I think this has a great premise, I really do. The Book of Job is an interesting piece, and to twist into this setting is pretty cool. While I agree with some of the criticisms on display in the comments regarding certain characterisation, especially Celestia’s weak ‘Oh well, I guess I let this happen’. Though, I think that you'll be skilled enough to pull all the pieces together as it progresses. I really wouldn't scrap anything considering it's only the beginning, the base is really good to be throwing out before getting to the meat of the story.
I'd only be driven off the story if it ends how Job did, with basically no culpability given to the clearly guilty party.
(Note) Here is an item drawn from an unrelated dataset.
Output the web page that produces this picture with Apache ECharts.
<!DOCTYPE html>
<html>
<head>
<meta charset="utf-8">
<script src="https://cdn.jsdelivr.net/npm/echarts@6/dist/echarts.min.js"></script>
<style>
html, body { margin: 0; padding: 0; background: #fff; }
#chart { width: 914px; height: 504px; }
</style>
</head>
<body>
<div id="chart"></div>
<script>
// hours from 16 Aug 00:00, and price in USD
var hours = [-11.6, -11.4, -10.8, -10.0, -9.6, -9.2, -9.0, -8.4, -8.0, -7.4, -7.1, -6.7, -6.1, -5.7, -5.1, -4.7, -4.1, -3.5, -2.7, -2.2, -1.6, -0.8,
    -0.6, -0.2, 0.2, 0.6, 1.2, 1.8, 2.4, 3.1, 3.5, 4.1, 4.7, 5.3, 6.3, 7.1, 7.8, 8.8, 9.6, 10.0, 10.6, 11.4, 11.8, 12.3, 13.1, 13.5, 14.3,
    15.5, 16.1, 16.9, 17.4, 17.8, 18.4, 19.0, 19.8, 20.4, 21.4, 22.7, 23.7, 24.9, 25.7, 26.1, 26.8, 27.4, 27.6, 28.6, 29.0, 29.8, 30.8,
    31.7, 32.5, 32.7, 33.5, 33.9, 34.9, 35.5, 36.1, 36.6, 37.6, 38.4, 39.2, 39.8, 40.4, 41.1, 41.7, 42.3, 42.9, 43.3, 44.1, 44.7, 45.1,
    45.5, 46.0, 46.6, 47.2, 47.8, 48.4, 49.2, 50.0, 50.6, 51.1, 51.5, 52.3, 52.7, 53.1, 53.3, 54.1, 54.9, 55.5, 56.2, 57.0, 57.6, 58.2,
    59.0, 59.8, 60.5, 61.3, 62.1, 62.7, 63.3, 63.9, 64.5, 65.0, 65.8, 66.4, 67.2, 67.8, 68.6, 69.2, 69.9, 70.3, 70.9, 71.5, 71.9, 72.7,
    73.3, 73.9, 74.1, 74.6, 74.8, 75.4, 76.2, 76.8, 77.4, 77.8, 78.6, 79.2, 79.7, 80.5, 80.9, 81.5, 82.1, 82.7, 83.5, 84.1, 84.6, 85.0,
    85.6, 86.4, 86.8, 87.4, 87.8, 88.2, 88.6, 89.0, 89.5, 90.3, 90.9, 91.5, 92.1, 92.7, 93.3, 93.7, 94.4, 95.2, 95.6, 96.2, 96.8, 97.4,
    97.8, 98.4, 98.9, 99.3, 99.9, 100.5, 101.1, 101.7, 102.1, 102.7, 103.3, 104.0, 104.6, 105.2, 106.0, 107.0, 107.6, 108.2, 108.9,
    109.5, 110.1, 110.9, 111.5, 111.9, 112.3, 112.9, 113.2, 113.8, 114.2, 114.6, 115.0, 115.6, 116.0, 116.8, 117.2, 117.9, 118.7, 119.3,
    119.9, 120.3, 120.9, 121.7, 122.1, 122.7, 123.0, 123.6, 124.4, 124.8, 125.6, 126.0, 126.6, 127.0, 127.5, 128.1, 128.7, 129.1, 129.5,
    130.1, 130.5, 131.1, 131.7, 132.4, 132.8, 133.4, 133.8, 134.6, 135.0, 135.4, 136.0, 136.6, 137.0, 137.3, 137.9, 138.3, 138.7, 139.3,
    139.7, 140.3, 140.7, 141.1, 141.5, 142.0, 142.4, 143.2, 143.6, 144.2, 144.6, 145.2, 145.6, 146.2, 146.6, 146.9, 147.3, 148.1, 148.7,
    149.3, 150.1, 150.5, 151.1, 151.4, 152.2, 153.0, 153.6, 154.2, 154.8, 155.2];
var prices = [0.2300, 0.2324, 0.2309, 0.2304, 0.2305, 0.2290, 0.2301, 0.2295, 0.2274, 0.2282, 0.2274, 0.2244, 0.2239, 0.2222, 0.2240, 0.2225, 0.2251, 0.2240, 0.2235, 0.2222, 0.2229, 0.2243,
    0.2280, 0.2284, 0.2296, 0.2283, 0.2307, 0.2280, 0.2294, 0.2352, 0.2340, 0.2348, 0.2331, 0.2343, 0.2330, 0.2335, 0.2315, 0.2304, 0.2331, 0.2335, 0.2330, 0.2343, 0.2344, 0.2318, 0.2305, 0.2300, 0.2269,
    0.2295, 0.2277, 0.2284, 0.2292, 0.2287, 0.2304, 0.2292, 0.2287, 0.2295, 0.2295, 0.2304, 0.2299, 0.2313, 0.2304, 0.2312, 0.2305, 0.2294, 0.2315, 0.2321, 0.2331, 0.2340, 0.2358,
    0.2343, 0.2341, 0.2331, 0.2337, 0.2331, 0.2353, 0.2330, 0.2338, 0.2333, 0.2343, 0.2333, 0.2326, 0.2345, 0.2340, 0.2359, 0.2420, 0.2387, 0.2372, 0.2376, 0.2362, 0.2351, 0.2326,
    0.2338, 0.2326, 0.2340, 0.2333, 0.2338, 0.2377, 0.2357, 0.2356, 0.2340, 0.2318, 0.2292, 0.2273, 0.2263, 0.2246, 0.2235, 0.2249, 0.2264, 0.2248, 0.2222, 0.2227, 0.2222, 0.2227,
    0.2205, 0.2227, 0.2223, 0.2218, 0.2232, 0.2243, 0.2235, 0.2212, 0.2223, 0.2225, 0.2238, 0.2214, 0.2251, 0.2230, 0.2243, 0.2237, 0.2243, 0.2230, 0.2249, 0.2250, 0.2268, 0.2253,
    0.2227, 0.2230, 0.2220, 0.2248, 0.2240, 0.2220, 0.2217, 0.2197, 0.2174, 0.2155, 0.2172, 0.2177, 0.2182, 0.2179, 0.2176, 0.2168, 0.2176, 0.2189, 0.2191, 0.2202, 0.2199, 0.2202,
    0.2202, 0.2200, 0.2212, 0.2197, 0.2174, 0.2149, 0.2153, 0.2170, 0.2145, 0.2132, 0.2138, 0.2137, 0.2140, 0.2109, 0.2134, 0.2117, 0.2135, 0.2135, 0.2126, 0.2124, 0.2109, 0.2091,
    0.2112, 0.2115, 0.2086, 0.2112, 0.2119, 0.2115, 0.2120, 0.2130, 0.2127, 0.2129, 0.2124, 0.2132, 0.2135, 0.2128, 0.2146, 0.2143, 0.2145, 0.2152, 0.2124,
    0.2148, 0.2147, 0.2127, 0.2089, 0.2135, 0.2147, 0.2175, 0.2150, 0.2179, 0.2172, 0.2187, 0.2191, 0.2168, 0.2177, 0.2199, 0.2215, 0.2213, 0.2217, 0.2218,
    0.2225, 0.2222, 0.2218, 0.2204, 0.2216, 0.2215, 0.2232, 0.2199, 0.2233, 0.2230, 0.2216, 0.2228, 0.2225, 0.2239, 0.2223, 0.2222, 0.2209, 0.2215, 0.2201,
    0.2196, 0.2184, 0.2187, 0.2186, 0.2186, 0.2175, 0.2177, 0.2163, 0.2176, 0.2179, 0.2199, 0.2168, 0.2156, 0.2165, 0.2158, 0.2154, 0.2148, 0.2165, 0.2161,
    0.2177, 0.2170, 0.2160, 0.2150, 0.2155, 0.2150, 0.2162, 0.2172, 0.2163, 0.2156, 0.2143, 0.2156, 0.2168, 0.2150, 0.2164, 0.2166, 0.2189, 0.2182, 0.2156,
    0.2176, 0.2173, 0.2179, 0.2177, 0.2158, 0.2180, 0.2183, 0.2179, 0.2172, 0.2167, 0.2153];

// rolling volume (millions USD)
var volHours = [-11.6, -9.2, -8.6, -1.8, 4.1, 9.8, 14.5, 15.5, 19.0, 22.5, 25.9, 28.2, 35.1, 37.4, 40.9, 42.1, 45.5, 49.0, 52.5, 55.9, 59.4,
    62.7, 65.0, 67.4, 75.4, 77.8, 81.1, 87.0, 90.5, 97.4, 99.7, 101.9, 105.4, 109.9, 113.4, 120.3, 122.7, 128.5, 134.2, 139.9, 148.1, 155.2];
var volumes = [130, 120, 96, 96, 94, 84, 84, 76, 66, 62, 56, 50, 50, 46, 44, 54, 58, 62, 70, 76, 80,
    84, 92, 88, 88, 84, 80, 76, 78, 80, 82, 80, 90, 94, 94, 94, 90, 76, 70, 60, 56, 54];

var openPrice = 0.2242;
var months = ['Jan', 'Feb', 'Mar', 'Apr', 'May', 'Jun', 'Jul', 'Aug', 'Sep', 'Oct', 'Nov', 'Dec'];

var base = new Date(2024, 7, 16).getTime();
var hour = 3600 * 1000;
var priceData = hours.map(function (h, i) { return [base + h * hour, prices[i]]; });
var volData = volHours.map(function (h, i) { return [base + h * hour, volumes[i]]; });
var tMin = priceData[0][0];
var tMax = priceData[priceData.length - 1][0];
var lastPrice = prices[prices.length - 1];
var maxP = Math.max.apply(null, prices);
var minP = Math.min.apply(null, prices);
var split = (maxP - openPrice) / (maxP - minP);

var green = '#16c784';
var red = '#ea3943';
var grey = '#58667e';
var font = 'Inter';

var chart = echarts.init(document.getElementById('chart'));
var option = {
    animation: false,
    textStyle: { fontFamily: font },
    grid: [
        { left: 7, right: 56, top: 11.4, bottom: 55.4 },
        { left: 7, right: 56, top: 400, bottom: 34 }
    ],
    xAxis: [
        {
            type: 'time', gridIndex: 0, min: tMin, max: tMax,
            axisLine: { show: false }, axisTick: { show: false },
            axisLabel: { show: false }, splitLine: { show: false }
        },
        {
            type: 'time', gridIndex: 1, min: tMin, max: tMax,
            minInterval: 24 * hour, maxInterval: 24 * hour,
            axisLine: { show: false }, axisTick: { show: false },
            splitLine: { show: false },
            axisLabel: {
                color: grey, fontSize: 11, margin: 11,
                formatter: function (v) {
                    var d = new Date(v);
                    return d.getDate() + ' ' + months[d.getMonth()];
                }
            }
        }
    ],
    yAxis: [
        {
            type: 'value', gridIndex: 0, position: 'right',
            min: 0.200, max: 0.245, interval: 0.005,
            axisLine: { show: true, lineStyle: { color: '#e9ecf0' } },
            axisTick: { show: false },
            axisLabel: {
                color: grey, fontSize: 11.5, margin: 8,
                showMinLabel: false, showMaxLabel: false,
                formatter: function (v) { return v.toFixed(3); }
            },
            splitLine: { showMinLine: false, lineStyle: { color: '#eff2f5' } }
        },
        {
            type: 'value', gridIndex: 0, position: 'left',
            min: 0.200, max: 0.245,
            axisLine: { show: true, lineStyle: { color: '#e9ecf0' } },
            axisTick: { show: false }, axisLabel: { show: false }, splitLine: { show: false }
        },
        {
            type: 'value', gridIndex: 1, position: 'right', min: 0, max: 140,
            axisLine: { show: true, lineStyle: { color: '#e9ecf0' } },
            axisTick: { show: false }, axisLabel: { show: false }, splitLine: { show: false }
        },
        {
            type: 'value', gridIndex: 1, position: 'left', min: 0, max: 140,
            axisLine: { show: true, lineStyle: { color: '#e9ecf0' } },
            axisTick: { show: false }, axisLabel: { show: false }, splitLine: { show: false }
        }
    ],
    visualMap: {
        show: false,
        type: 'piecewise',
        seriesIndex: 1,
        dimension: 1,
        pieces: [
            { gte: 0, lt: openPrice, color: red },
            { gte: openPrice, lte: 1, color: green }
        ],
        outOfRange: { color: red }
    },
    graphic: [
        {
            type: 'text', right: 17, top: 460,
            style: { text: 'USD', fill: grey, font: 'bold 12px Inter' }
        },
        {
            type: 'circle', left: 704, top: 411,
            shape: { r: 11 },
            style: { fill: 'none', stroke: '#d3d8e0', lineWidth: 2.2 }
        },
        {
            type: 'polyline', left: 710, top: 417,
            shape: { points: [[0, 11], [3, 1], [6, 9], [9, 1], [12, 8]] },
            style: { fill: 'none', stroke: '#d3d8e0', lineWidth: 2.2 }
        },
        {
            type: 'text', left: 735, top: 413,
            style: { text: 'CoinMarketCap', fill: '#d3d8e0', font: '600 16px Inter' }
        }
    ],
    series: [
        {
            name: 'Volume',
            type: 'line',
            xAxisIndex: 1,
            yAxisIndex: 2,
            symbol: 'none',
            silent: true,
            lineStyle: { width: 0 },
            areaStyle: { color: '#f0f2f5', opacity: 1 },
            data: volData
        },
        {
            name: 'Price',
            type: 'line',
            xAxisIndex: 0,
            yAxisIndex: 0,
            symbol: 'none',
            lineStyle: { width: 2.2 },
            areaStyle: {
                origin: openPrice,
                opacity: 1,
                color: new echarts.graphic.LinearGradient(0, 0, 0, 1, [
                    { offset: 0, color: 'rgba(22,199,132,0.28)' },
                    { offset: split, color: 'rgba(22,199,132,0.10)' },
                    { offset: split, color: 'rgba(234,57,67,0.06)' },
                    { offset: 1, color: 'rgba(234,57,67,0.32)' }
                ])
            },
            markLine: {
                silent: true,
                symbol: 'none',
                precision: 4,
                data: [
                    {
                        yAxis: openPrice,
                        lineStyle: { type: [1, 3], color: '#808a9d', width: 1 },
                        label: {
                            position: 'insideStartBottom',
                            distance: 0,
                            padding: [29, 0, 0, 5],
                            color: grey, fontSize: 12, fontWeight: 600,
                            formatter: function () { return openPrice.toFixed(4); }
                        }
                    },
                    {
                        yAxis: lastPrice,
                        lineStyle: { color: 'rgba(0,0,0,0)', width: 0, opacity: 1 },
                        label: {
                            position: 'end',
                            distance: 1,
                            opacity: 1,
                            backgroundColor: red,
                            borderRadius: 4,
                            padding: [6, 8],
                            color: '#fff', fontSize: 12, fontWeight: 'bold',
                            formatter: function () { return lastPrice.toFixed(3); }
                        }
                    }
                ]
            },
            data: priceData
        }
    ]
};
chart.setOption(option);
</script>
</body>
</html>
I don't think it would fit the narrative very well, especially considering Twilight is the princesses’ equal not their servant.
Twilight would have every right to claim they are both hypocrites and cowards in the context, as Twilight has shown nothing but loyalty and gratitude for everything she has done. I think it would be nice to see a potentially self-fulfilling prophecy in the end, unlike the more resigned ending to Job. In that, Twilight through being essentially set upon by Luna and this being acknowledged to by Celestia, they have eventually planted the seeds of doubt and distrust in her mind, shattering the good relationship she had with the princesses. Especially Luna, who has no right to judge anyone, least her saviour.
Otherwise I really like it and am looking forward to more!
I don't know, man. It seems to me that you've presented a flawed Celestia who hasn't been able to muster the wherewithal to stay in touch with the reality of the noble houses, who seems to be falling victim to a detached complacency, and then everyone is jumping all over her to moralize about not stridently standing up to Luna. As if Celestia can't be scared of the consequences of doing so. As if being scared makes her a bad person.
It reminds me of the lynch mobs that regularly show up on news stories, ready to get their hate on and tell everyone else how the people involved are rotten people for not doing what's obvious to them. From their detached perspective. In hindsight.
EDIT: Also, a lot of these comments read like they're subconsciously assuming that Celestia is superior to Luna, in both a legal and brute power sense.
Tormentor Luna is best Luna.
7314779
That little addition to the book is a cop out, plain and simple.
Job gets "rewarded", but that doesn't take away the pain he endured nor does it make his family less dead.
While I'm sure rampant murder isn't in the cards, make no mistake, the true villain of that book is God for ever agreeing to do such a monstrous thing.
As it affects this story, after this story is over, Luna and Celestia will still have tortured Twilight. Whatever excuses they offer, whatever means they use to try to undo the damage, it won't change what they did.
Edit: To clarify, I'm not saying this is a bad premise for a story, or that it can't be done well. I'm saying that you shouldn't brush off Luna and Celestia's actions with a simple "it's better now" at the end. I sincerely believe that for this story to work they must suffer consequences for their actions in some form or another.
Oooo boy. I sure am excited for the next chapter!
If I may ask? Who did your cover art?
Sweet merciful Christ on a pogo stick, Cyne, you've just got everyone in their favorite armchair on this fic.